We make a data warehouse a specific time series. We move snapshots of the OLTP systems over to the data warehouse as a series of data layers, like geologic layers. By bringing static snapshots to the warehouse only on a regular basis, we solve both of the time representation problems we had on the OLTP system. No updates during the day - so no twinkling. By storing snapshots, we represent prior points in time correctly. This allows us to ask comparative queries easily. The snapshot is called the production data extract, and we migrate this extract to the data warehouse system at regular time intervals. This process gives rise to the two phases of the data warehouse: loading and querying.

E/R Modeling Vs Dimension Tables

Entity/Relationship modeling seeks to drive all the redundancy out of the data. If there is no redundancy in the data, then a transaction that changes any data only needs to touch the database in one place. This is the secret behind the phenomenal improvement in transaction processing speed since the early 80s. E/R modeling works by dividing the data into many discreet entities, each of which becomes a table in the OLTP database. A simple E/R diagram looks like the map of a large metropolitan area where the entities are the cities and the relationships are the connecting freeways. This diagram is very symmetric For queries that span many records or many tables, E/R diagrams are too complex for users to understand and too complex for software to navigate.

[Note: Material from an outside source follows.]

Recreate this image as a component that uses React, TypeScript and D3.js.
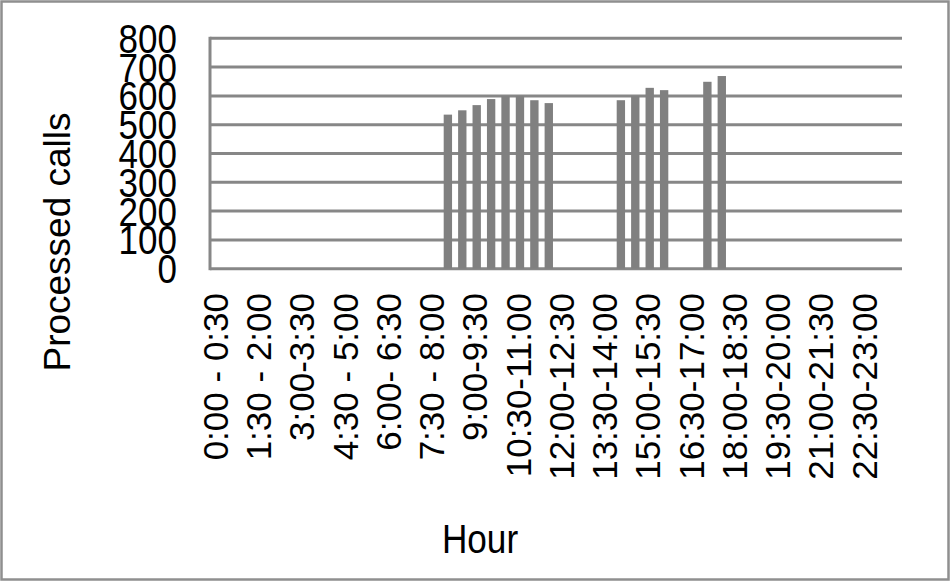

SO, E/R MODELS CANNOT BE USED AS THE BASIS FOR ENTERPRISE DATA WAREHOUSES.

In data warehousing, 80% of the queries are single-table browses, and 20% are multitable joins. This allows for a tremendously simple data structure. This structure is the dimensional model or the star join schema.

This name is chosen because the E/R diagram looks like a star with one large central table called the fact table and a set of smaller attendant tables called dimensional tables, displayed in a radial pattern around the fact table. This structure is very asymmetric. The fact table in the schema is the only one that participates in multiple joins with the dimension tables. The dimension tables all have a single join to this central fact table.

The above is an example of a star schema for a typical grocery store chain. The Sales Fact table contains daily item totals of all the products sold. This is called the grain of the fact table. Each record in the fact table represents the total sales of a specific product in a market on a day. Any other combination generates a different record in the fact table. The fact table of a typical grocery retailer with 500 stores, each carrying 50,000 products on the shelves and measuring a daily item movement over 2 years could approach 1 Billion rows. However, using a high-performance server and an industrial-strength dbms we can store and query such a large fact table with good performance.

The fact table is where the numerical measurements of the business are stored. These measurements are taken at the intersection of all the dimensions. The best and most useful facts are continuously valued and additive. If there is no product activity on a given day, in a market, we leave the record out of the database. Fact tables therefore are always sparse. Fact tables can also contain semiadditive facts which can be added only on some of the dimensions and nonadditive facts which cannot be added at all. The only interesting characteristic about nonadditive facts in table with billions of records is to get a count.

The dimension tables are where the textual descriptions of the dimensions of the business are stored. Here the best attributes are textual, discrete and used as the source of constraints and row headers in the user's answer set.

Typical attributes for a product would include a short description (10 to 15 characters), a long description (30 to 60 characters), the brand name, the category name, the packaging type, and the size. Occasionally, it may be possible to model an attribute either as a fact or as a dimension. In such a case it is the designer's choice.

A key role for dimension table attributes is to serve as the source of constraints in a query or to serve as row headers in the user's answer set.